### COLLECTED MATERIAL

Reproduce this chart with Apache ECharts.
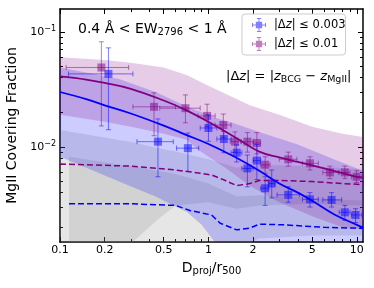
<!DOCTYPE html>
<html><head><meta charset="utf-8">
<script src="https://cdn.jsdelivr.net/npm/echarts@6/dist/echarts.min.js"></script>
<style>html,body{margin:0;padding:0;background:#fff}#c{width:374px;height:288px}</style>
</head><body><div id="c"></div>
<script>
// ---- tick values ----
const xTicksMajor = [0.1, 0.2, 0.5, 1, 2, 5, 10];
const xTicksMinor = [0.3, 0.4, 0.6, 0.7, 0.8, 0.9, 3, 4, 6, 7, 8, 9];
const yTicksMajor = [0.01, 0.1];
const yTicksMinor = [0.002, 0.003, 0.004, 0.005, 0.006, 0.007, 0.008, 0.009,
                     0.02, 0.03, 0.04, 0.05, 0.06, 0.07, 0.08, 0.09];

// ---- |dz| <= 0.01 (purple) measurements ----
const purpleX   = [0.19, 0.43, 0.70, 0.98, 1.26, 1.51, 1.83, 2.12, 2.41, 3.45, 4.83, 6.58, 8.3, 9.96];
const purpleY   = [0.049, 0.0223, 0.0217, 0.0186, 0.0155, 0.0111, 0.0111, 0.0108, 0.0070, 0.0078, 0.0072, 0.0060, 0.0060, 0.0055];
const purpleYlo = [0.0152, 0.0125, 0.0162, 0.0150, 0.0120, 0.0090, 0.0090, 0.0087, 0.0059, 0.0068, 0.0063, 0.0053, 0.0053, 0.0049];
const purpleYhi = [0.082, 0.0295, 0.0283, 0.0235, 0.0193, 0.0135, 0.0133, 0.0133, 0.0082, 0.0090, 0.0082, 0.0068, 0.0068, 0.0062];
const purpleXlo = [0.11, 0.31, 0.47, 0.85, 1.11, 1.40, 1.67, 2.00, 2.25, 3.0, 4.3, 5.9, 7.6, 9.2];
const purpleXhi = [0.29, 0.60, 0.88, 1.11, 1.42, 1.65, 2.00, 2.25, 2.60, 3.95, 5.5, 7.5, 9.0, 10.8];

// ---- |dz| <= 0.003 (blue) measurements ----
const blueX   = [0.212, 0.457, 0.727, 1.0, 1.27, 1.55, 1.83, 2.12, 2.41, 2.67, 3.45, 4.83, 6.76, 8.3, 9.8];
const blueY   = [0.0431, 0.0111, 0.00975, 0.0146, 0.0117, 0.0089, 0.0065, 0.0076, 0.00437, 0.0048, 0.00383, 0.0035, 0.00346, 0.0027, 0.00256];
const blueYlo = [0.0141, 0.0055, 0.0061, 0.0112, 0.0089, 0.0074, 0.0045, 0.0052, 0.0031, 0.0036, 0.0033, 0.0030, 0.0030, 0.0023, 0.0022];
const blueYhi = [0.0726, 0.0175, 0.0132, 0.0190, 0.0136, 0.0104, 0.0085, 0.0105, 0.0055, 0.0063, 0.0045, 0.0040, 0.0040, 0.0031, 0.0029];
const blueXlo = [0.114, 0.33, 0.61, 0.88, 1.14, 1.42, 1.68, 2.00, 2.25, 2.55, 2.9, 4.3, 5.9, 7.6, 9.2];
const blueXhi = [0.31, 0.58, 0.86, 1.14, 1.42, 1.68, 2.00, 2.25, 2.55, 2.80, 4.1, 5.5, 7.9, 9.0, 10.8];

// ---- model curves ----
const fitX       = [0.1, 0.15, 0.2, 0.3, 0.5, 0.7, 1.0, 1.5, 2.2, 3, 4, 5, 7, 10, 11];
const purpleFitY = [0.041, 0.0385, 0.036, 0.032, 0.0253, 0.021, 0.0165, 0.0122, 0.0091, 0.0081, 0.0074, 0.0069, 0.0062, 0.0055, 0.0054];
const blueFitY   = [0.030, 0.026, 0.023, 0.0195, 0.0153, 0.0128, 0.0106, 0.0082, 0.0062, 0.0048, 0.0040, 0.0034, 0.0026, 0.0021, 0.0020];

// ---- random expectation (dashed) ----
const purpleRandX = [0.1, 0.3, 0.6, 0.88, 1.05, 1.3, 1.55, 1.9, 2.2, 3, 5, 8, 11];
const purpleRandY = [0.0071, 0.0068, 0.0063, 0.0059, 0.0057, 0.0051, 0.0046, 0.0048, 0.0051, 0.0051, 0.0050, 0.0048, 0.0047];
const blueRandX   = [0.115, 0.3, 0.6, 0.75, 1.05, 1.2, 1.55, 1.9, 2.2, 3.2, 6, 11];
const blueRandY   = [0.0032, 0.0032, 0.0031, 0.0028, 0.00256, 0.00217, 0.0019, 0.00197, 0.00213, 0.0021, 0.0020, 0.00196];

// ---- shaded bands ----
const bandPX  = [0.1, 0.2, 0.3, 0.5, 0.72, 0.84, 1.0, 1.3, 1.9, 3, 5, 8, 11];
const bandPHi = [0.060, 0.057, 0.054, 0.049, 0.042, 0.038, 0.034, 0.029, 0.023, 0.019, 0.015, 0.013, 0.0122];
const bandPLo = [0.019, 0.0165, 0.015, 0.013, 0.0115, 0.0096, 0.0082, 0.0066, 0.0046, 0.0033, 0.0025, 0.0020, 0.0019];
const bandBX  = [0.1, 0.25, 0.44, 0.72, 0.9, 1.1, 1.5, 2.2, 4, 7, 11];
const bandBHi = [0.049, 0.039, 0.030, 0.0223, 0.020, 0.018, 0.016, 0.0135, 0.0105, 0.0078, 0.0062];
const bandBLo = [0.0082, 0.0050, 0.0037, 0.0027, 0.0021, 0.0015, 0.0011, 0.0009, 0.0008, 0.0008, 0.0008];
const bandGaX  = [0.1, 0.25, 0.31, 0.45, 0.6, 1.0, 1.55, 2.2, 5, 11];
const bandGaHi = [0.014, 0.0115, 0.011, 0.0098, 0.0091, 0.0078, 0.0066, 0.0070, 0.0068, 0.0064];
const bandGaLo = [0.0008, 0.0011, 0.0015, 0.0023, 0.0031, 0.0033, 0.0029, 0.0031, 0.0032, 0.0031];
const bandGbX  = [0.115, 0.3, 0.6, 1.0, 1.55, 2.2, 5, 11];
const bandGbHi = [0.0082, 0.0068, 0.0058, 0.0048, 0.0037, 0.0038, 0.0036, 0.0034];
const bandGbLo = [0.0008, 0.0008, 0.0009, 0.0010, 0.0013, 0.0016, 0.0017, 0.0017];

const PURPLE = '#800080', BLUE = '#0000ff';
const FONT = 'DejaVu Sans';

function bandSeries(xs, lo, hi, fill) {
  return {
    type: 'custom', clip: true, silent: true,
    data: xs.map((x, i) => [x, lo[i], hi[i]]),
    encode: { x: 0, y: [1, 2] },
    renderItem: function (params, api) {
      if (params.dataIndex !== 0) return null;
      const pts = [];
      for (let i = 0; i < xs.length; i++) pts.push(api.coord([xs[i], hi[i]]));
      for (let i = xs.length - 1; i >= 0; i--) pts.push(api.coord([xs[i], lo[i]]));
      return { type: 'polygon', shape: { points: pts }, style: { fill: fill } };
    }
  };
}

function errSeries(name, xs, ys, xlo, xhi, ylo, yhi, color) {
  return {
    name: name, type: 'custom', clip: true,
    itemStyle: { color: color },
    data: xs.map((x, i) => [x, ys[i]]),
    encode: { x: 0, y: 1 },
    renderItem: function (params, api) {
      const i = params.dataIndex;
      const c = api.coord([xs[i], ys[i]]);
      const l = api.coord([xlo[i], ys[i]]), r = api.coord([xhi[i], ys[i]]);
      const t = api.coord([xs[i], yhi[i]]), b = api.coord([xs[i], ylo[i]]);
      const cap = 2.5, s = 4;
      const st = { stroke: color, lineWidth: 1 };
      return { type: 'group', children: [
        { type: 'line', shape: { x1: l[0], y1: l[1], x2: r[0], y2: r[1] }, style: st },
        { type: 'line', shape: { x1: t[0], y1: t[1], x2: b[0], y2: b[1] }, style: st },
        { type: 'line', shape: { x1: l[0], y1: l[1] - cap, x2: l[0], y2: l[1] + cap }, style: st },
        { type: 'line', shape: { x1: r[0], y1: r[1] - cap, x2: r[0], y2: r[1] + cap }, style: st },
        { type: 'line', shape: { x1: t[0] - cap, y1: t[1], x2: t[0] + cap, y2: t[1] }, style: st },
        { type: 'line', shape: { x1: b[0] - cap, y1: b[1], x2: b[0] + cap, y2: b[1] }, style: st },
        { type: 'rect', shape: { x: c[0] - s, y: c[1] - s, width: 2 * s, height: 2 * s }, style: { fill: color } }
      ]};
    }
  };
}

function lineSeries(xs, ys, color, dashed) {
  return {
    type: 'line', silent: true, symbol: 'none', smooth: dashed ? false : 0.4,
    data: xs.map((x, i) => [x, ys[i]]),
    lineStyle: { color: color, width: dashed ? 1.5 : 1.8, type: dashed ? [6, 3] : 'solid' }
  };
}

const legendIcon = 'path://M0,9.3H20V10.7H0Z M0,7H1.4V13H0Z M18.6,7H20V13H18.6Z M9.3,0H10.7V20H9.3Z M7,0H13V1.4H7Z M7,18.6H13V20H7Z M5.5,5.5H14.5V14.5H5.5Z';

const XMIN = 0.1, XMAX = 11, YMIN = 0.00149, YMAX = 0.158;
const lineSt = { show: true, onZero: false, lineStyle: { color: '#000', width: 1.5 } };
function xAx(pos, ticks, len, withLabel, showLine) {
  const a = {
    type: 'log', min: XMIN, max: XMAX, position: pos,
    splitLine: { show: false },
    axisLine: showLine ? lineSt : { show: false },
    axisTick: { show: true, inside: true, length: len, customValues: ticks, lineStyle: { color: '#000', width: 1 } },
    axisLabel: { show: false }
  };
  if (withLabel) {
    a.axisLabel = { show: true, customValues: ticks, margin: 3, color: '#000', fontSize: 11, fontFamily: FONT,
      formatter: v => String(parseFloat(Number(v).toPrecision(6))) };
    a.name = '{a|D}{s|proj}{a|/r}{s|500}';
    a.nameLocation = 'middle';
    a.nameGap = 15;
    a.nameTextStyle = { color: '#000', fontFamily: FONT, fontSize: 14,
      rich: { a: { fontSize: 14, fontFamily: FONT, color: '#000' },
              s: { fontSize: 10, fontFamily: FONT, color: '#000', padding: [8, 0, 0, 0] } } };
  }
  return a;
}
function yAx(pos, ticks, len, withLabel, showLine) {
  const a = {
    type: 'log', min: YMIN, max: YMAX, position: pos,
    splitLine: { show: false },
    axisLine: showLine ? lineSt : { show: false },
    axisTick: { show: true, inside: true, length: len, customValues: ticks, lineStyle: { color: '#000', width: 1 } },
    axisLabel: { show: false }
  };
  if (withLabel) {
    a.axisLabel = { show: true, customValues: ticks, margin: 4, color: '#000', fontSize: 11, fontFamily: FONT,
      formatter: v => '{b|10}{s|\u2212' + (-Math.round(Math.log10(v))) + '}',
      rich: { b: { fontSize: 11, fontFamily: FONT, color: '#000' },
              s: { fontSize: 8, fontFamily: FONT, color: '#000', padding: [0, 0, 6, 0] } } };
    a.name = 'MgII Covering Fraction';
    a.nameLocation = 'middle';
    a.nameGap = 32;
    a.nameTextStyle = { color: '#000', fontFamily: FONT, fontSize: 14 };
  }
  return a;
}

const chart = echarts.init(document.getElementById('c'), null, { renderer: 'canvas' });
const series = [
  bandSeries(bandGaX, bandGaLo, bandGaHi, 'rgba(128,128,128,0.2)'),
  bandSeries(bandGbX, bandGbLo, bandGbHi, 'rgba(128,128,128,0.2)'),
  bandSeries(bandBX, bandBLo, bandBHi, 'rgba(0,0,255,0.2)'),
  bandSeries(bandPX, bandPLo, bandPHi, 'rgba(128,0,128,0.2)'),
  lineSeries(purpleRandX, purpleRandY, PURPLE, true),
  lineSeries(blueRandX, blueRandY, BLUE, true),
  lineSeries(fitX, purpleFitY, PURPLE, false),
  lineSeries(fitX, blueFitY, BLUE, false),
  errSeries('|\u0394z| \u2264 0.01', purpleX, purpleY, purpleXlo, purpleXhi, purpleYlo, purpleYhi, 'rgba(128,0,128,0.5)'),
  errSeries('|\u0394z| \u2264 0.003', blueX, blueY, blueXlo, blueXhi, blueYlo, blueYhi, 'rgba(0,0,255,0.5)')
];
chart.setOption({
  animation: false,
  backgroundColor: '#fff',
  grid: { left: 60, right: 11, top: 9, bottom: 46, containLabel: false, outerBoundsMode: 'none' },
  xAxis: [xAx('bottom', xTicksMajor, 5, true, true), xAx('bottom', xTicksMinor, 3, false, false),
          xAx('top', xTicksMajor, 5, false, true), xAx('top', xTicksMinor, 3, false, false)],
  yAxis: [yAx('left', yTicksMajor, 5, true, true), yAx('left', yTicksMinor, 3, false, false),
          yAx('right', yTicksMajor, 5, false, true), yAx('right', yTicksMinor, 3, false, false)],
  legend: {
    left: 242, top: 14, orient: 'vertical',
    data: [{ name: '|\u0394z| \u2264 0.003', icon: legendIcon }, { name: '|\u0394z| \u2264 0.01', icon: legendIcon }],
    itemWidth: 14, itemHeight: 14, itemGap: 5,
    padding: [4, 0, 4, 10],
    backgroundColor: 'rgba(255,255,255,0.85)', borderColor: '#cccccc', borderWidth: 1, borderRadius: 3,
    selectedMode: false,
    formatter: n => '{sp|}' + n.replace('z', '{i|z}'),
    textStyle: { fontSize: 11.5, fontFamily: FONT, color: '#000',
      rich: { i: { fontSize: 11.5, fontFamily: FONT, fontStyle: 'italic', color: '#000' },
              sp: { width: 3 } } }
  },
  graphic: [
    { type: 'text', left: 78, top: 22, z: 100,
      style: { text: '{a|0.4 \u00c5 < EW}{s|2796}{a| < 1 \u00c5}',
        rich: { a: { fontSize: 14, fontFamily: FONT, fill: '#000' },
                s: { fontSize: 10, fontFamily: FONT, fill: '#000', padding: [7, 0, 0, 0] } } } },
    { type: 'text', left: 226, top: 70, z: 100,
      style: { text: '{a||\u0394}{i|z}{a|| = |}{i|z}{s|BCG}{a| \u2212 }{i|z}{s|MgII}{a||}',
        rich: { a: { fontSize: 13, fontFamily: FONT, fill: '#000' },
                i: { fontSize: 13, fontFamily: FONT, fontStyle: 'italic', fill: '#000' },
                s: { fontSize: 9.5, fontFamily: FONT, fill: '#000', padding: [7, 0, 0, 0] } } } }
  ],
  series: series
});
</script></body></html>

######

DO THIS →
Give again, exactly, the lines from the start of the data through the one holding "0.02, 0.03, 0.04, 0.05, 0.06, 0.07, 0.08, 0.09];"; omit the pictures.

THE RESULT →
Reproduce this chart with Apache ECharts.
<!DOCTYPE html>
<html><head><meta charset="utf-8">
<script src="https://cdn.jsdelivr.net/npm/echarts@6/dist/echarts.min.js"></script>
<style>html,body{margin:0;padding:0;background:#fff}#c{width:374px;height:288px}</style>
</head><body><div id="c"></div>
<script>
// ---- tick values ----
const xTicksMajor = [0.1, 0.2, 0.5, 1, 2, 5, 10];
const xTicksMinor = [0.3, 0.4, 0.6, 0.7, 0.8, 0.9, 3, 4, 6, 7, 8, 9];
const yTicksMajor = [0.01, 0.1];
const yTicksMinor = [0.002, 0.003, 0.004, 0.005, 0.006, 0.007, 0.008, 0.009,
                     0.02, 0.03, 0.04, 0.05, 0.06, 0.07, 0.08, 0.09];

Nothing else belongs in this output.